A municipal employee of a town in Chester County, Pennsylvania was terminated from her position due to excessive absence and tardiness over a period of time in the winter.  The employee’s union filed a grievance against the town, citing wrongful termination, in as much as the woman was unable to make the 32 mile drive into work on the days she was absent due to bad weather and poor driving conditions.  Attorneys representing the town presented evidence which showed that a number of other employees made it into work on those same days, and thus, the town was within its rights to terminate her employment.

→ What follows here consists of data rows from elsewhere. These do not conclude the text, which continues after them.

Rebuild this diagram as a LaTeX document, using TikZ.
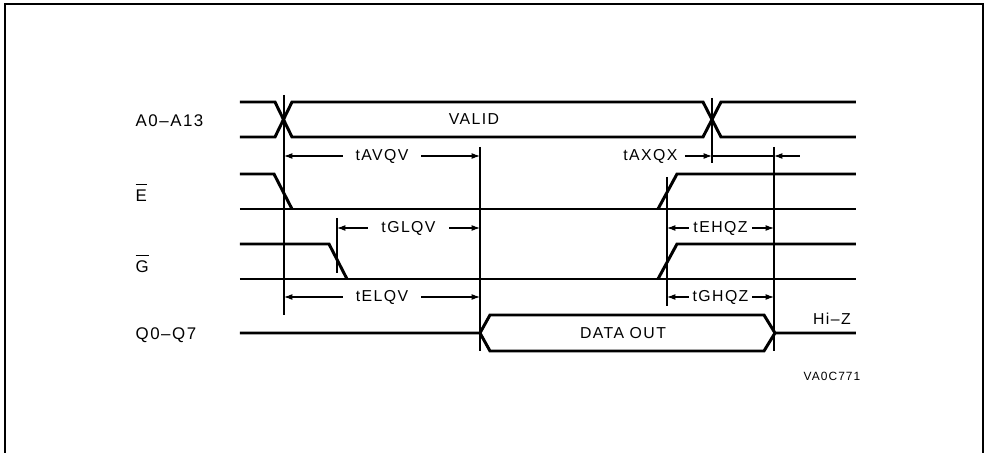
\documentclass[tikz,border=0pt]{standalone}
\usepackage{fontspec}
\newfontfamily\plotfont{Liberation Sans}[LetterSpace=9]
\usetikzlibrary{arrows.meta,calc}
\tikzset{
  sig/.style={line width=.85pt,line join=miter},
  tick/.style={line width=.3pt},
  dim/.style={line width=.3pt,{Latex[length=2.4pt,width=1.7pt]}-{Latex[length=2.4pt,width=1.7pt]}},
  dimin/.style={line width=.3pt,-{Latex[length=2.4pt,width=1.7pt]}},
  lbl/.style={font=\plotfont\fontsize{4.5}{5.5}\selectfont,inner sep=0pt},
  signame/.style={font=\plotfont\fontsize{4.8}{6}\selectfont,inner sep=0pt,anchor=west},
  gap/.style={lbl,fill=white,inner xsep=.13cm,inner ysep=.03cm},
}

\begin{document}
\begin{tikzpicture}[x=1cm,y=1cm]
\useasboundingbox (0,0) rectangle (9.89,4.53);
\draw[line width=.55pt] (.05,-.2)--(.05,4.49)--(9.83,4.49)--(9.83,-.2); %frame

%time marks and arrow rows
\coordinate (m1) at (2.84,3.58);
\coordinate (m2) at (3.37,2.35);
\coordinate (m3) at (4.80,3.06);
\coordinate (m4) at (6.67,2.76);
\coordinate (m5) at (7.12,3.55);
\coordinate (m6) at (7.74,3.06);
\coordinate (r1) at (0,2.97);
\coordinate (r2) at (0,2.25);
\coordinate (r3) at (0,1.56);

%signal names
\node[signame] (a) at (1.35,3.32){A0–A13};
\node[signame] (e) at (1.35,2.61){$\overline{\mbox{E}}$};
\node[signame] (g) at (1.35,1.90){$\overline{\mbox{G}}$};
\node[signame] (q) at (1.35,1.18){Q0–Q7};

%address
\draw[sig](2.40,3.51)--(2.75,3.51)--(2.92,3.16)--(7.03,3.16)--(7.21,3.51)--(8.56,3.51);
\draw[sig](2.40,3.16)--(2.75,3.16)--(2.92,3.51)--(7.03,3.51)--(7.21,3.16)--(8.56,3.16);
\node[lbl] (valid) at (4.74,3.34){VALID};
%chip enable
\draw[sig](2.40,2.79)--(2.74,2.79)--(2.92,2.44);
\draw[sig](2.40,2.44)--(8.56,2.44);
\draw[sig](6.58,2.44)--(6.77,2.79)--(8.56,2.79);
%output enable
\draw[sig](2.40,2.09)--(3.29,2.09)--(3.47,1.74);
\draw[sig](2.40,1.74)--(8.56,1.74);
\draw[sig](6.58,1.74)--(6.77,2.09)--(8.56,2.09);
%data out
\draw[sig](2.40,1.20)--(4.80,1.20)--(4.90,1.38)--(7.64,1.38)--(7.75,1.20)--(8.56,1.20);
\draw[sig](4.80,1.20)--(4.90,1.02)--(7.64,1.02)--(7.75,1.20);
\node[lbl] (dout) at (6.23,1.20){DATA\hspace{.35em}OUT};
\node[lbl] (hiz) at (8.32,1.34){Hi–Z};

%reference lines
\draw[tick](m1)--++(0,-2.20);
\draw[tick](m2)--++(0,-.55);
\draw[tick](m3)--++(0,-2.04);
\draw[tick](m4)--++(0,-1.29);
\draw[tick](m5)--++(0,-.65);
\draw[tick](m6)--++(0,-2.04);

%timings
\draw[dim](m1|-r1)--node[gap] (tavqv){tAVQV}(m3|-r1);
\draw[dim](m2|-r2)--node[gap] (tglqv){tGLQV}(m3|-r2);
\draw[dim](m1|-r3)--node[gap] (telqv){tELQV}(m3|-r3);
\draw[dim](m4|-r2)--node[gap,inner xsep=.04cm] (tehqz){tEHQZ}(m6|-r2);
\draw[dim](m4|-r3)--node[gap,inner xsep=.04cm] (tghqz){tGHQZ}(m6|-r3);
\node[lbl,anchor=east] (taxqx) at (6.78,2.97){tAXQX};
\draw[dimin]($(m5|-r1)+(-.27,0)$)--(m5|-r1);
\draw[tick](m5|-r1)--(m6|-r1);
\draw[dimin]($(m6|-r1)+(.26,0)$)--(m6|-r1);

\node[lbl,font=\plotfont\fontsize{3.4}{4}\selectfont] (fig) at (8.32,.77){VA0C771};
\end{tikzpicture}
\end{document}
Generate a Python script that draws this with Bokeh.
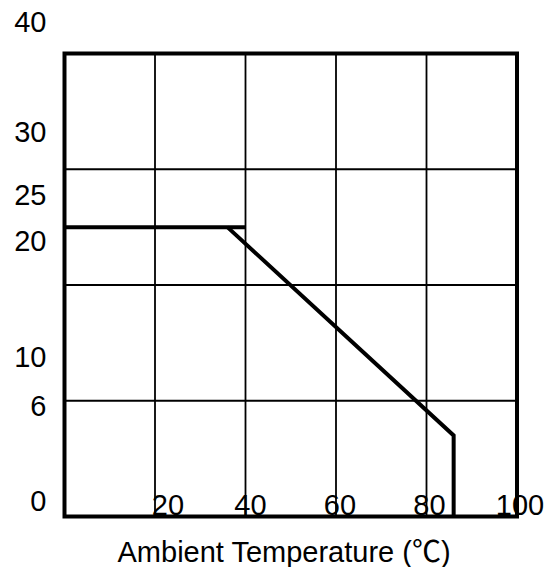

The attorney working on behalf of the union contacted CompuWeather.  Presented with a list of days and the driving route that the woman would normally take on her way to and from work, the meteorologist assigned to the case went to work.  An analysis of the weather showed that on several of the days which the woman claimed she could not make it in to work, the weather was significantly different at her home, compared to where she worked.  And each time, the weather was worse.  In one instance, freezing rain changed over to rain at her workplace early in the morning.  But at her home, the freezing persisted into the midday hours, as her home was located in a valley area which held the colder air in place longer.  This meant that roads remained quite hazardous into the afternoon on that day.  On another day, scattered snow squalls fell across the area, but none of them in the town where she worked.  At the same time, heavy bursts of snow deposited several inches of snow in her hometown.  This caught the local highway department by surprise and delayed making the roads safe to drive on.  And on yet another instance, fog which had formed overnight, caused a slick glaze to form on many streets and roads in and around where she lived, due to temperatures which had fallen into the 20s during the night.  At the same time, in the town where she worked, no fog formed and thus no ice was ever produced.

The union attorney presented this evidence to the town, along with a request that the employee be reinstated to her job.  She was, and was given pay dating back to the date of termination.